New Yorker: Fiction – Monthly, 30-60 minutes
Once a month the New Yorker Magazine has an amazingly talented writer come on and read one of his or her favorite short stories by a different amazingly talented writer. Afterwards the writer and the fiction editor spend a few minutes discussing the story, breaking down themes, and looking at what makes the story stand out. This podcast is what you always wanted your high school and college literature classes to be like.
Grammar Girl: Quick and Dirty Tips for Better Writing – Weekly, 10 minutes
It doesn’t matter if you’re not a grammar nerd. It doesn’t matter if you’re not a writer. Grammar Girl will make you a better English speaker, and give you ammunition against would-be grammar nazis who like to promote outdated myths about the language. Some episodes may get a bit too deep into grammar for the casual listener, but most everyone would find it interesting to learn why the popular Christmas song proclaims, “Joy to the world, the Lord is come,” and not, “the Lord has come.”
(These are topic-specific podcasts. In my opinion several of these could go toe-to-toe against the others in terms of quality, but they do require a base level of interest in the subject matter.)

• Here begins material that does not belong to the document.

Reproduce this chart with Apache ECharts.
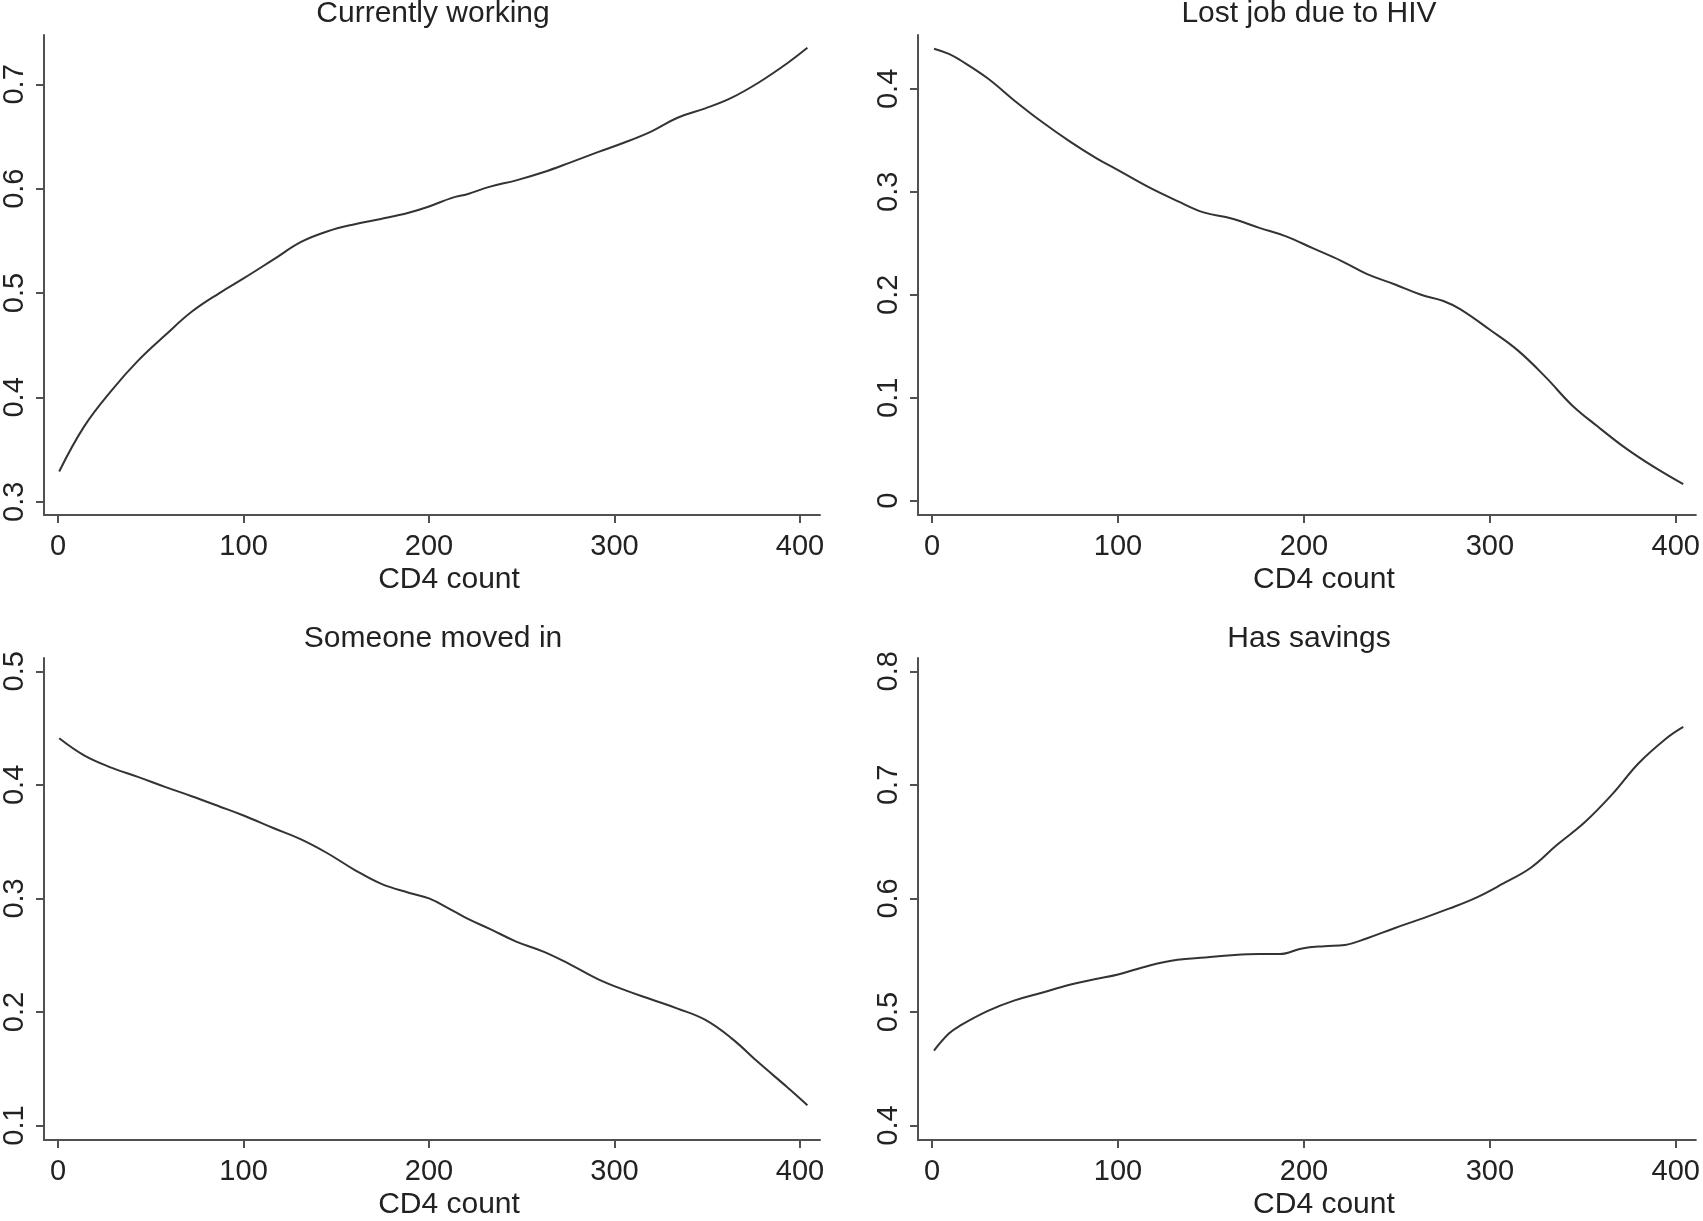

Freakonomics – Weekly, 30-40 minutes
Similar to Planet Money, Freakonomics is good at explaining difficult economic ideas in a way that is simple and entertaining. They specialize in examining and often dispelling the myths we base on our supposed “common sense.”

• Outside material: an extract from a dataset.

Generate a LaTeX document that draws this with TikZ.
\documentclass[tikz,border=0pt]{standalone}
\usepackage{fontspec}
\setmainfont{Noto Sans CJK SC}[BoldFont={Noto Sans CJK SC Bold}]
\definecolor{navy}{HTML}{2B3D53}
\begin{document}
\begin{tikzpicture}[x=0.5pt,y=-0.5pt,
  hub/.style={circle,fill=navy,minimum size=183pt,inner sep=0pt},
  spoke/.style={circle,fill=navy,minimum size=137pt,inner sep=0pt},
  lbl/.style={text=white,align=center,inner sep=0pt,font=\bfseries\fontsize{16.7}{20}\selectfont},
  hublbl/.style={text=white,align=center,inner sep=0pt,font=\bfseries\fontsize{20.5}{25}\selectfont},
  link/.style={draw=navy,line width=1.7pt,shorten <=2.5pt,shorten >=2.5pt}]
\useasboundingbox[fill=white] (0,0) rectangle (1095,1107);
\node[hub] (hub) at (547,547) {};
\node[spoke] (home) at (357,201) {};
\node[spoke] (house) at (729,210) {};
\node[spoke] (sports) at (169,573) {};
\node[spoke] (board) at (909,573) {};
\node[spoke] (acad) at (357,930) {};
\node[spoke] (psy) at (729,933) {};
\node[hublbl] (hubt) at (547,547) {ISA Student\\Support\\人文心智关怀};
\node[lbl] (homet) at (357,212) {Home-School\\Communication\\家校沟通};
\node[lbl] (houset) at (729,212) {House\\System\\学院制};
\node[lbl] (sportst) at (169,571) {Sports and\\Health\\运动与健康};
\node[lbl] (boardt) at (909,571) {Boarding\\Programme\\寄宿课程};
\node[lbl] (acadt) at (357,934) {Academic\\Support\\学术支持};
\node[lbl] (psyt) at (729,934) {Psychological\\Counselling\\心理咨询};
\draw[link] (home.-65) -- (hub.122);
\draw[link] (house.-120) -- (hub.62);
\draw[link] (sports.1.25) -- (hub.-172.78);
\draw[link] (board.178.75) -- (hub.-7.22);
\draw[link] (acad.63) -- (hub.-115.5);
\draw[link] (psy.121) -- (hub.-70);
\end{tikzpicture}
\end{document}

I Should Be Writing – Irregular Updating is Part of Her Charm, 40-50 minutes
Known as “The Podcast for Wannabe Fiction Writers,” Mur Lafferty manages to be intensely engaging in a way that feels effortless. I’ve never known someone to say so much with a simple, thoughtful pause. I imagine Mur’s words could be helpful for anyone trying to pursue a creative passion, not just fiction writers.
Writing Excuses – Weekly, 15 minutes
Another good one for those interested in writing. A small group of published authors ranging from sci-fi writers to webcomic artists take on important topics for those interested in the field.
Stuff Mom Never Told You – Twice Weekly, 30-40 minutes
From the people who brought you Stuff You Should Know, this podcasts focuses on issues related to gender and society. Hold on to your hats, it turns out everything is really complicated.
Stuff You Missed in History Class – Twice Weekly, 30-40 minutes
This podcast covers the parts of history you didn’t even know you didn’t know about, including the Oyster Wars, the Antikythera Mechanism, and why there are so many emus in Australia.